Based on these findings, employers considering voluntary dental would do well to determine the price point for the benefit, so that it's a successful offering. This means factoring in employees' take-home salary and their contributions to health insurance and the 401(k) plan.
Also, under a voluntary plan, employers will want to provide sufficient options and do as much as they can to ensure employees are able to continue visiting their own dentists.
Dental benefits enrollment drops
Dental benefits enrollment declined by 5.7% in 2009, according to the National Association of Dental Plans. It's the first drop in dental enrollment since 1994, the year NADP began tracking enrollment.
The "2010 Dental Benefits Enrollment Report," issued by NADP and Delta Dental Plans Association, revealed that 166 million Americans (54%) were covered by some form of dental benefit through group or individual plans in 2009.
The 5.7% dip reflects about 10 million fewer Americans with dental coverage, compared to 2008 figures. Still, enrollment from 2006 through 2008 increased in line with U.S. population growth, remaining steady at 57%, according to the research, which is based on data from 88 employers.
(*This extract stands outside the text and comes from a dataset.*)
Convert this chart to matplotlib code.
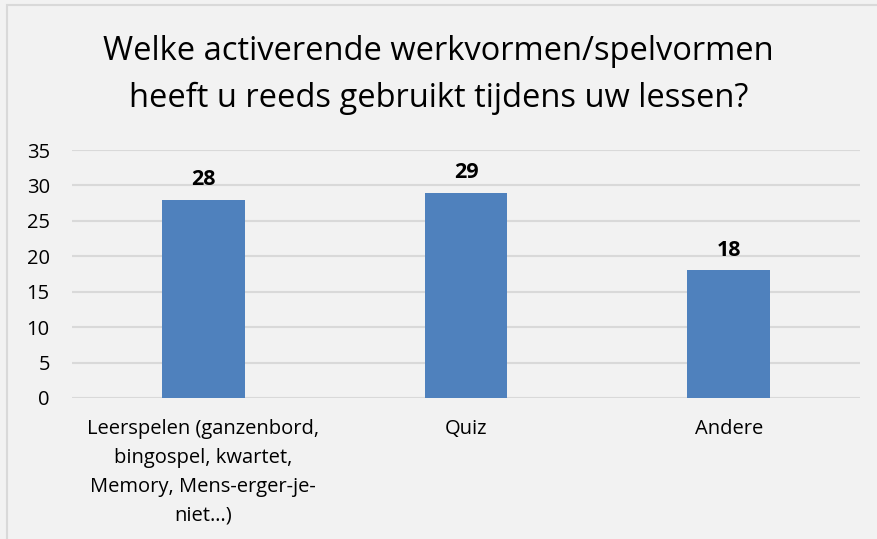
import matplotlib.pyplot as plt
import numpy as np
from matplotlib.patches import Rectangle

plt.rcParams['font.family'] = ['Open Sans', 'DejaVu Sans']

# data
categories = ['Leerspelen (ganzenbord,\nbingospel, kwartet,\nMemory, Mens-erger-je-\nniet…)',
              'Quiz', 'Andere']
values = [28, 29, 18]
yticks = [0, 5, 10, 15, 20, 25, 30, 35]

bg = '#F2F2F2'
fig = plt.figure(figsize=(8.77, 5.39), dpi=100, facecolor=bg)
ax = fig.add_axes([0.0821, 0.2616, 0.8985, 0.4601], facecolor=bg)

x = np.arange(len(categories))
bars = ax.bar(x, values, width=0.315, color='#4F81BD', zorder=3)

for b, v in zip(bars, values):
    ax.annotate(str(v), (b.get_x() + b.get_width() / 2, v), xytext=(0, 7),
                textcoords='offset points', ha='center', va='bottom',
                fontsize=15.5, fontweight='bold', color='black')

ax.set_xlim(-0.5, 2.5)
ax.set_ylim(0, 35)
ax.set_yticks(yticks)
ax.set_yticklabels([str(t) for t in yticks], fontsize=14.5)
ax.set_xticks(x)
ax.set_xticklabels(categories, fontsize=14.5, linespacing=1.6, va='top')
ax.tick_params(axis='both', length=0)
ax.tick_params(axis='y', pad=16)
ax.tick_params(axis='x', pad=15)
ax.yaxis.grid(True, color='#D9D9D9', linewidth=1.5, zorder=0)
for s in ax.spines.values():
    s.set_visible(False)

fig.text(0.5, 0.905, 'Welke activerende werkvormen/spelvormen', ha='center', va='center',
         fontsize=23.5, color='black')
fig.text(0.5, 0.818, 'heeft u reeds gebruikt tijdens uw lessen?', ha='center', va='center',
         fontsize=23.5, color='black')

fig.patches.append(Rectangle((0.008, -0.02), 1.1, 1.011, transform=fig.transFigure,
                             fill=False, edgecolor='#D9D9D9', linewidth=1.5))

fig.savefig('out.png', dpi=100, facecolor=bg)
"While total enrollment significantly declined in 2009, the number of employer groups offering dental benefits remained consistent, compared to the previous year, based on data submitted for the report and other industry studies by LIMRA and NADP," says Evelyn F. Ireland, executive director of NADP.
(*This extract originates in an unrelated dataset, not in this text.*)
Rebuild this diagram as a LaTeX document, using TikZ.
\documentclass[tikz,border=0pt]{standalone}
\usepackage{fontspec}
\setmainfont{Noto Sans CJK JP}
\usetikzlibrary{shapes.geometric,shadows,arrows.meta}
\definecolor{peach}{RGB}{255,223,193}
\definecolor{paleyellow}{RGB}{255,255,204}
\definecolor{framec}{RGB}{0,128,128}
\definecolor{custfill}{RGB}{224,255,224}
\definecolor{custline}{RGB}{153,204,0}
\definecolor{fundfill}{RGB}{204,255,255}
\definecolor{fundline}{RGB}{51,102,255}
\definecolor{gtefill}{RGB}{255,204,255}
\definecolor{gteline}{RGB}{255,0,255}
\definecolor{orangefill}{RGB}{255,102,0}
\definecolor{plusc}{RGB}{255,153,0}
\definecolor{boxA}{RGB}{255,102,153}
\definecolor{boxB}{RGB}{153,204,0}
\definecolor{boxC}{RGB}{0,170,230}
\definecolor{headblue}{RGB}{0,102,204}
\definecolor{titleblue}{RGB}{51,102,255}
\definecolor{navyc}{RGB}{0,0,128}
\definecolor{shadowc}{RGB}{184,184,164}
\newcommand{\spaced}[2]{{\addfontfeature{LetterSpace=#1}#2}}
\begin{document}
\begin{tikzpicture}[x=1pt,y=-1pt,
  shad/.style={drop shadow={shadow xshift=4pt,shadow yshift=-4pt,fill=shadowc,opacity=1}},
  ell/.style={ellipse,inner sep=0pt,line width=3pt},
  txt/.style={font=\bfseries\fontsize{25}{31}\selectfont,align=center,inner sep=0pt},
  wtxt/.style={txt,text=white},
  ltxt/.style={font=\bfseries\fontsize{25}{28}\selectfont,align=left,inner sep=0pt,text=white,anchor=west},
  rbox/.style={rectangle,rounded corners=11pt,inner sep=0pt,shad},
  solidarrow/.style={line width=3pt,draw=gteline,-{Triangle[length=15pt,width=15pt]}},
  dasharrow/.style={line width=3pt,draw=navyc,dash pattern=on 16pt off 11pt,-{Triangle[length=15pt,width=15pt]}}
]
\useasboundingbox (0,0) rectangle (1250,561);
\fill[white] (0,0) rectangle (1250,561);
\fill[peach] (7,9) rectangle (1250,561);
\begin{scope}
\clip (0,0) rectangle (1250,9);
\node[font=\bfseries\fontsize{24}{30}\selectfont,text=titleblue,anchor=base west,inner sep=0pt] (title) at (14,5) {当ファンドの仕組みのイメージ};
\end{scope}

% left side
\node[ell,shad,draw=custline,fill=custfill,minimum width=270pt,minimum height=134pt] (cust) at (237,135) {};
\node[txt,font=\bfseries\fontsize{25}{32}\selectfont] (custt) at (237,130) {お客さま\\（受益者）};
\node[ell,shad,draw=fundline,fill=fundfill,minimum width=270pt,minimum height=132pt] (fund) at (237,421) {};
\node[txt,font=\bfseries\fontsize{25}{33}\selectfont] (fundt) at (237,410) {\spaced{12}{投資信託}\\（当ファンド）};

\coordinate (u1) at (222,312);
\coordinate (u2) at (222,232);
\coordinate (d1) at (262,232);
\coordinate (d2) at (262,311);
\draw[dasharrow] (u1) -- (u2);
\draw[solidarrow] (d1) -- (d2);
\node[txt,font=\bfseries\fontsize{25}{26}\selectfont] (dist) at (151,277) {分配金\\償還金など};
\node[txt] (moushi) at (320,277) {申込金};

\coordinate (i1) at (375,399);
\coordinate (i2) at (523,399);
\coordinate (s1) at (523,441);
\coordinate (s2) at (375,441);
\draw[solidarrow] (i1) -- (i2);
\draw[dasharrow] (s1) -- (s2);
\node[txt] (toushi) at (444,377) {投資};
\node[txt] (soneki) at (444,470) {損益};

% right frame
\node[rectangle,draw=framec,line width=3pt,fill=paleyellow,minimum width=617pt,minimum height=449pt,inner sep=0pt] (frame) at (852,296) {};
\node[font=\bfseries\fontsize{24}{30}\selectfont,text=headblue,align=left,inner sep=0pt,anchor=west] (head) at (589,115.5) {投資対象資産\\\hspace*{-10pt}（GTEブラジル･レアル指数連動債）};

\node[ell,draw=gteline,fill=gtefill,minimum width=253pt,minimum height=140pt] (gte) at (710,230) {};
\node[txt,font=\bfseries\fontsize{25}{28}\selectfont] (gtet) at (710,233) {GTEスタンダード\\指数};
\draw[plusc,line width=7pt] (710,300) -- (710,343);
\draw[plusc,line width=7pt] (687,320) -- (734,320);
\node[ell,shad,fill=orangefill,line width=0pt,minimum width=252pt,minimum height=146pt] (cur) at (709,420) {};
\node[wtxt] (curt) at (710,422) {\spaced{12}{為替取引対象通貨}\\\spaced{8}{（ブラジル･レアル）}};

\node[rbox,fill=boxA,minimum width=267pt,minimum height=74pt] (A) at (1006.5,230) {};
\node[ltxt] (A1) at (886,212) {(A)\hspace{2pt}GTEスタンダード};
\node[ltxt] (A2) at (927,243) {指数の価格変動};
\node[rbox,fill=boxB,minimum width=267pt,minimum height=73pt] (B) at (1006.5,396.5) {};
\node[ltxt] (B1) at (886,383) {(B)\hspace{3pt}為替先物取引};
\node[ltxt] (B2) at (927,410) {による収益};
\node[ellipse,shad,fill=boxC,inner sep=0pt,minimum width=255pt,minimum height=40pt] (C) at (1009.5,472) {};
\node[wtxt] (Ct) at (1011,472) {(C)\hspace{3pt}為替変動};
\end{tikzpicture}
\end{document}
The recession and a stalled economy contributed, in part, to decreased enrollment. "The reduction in subscribers in some employer groups in 2009 most likely reflects family financial constraints and layoffs, as Delta Dental's data indicates that dental benefits remain an important part of employer benefits programs, despite a challenging economy," says Kim Volk, president and CEO of DDPA. L.C.B.
Top dental trends69%
The trend toward dental PPO products continues among commercial products, with 69% of all commercial dental benefits reported as DPPO. Indemnity and dental HMO products continue to decline in market share, while discount products maintained market share.
Dental benefit premiums and fees are paid at least in part by most enrollees. While discount plans report 99% of all enrollees paying at least part of the fee, insured products range from 85% of DPPO enrollees paying a portion of premium to 61% of dental indemnity enrollees paying for a portion of premium.
Only 1% of the population with dental insurance products, i.e. DHMO, DPPO or dental indemnity, has its benefits through individual policies. Roughly 9% of dental discount products are sold as individual policies.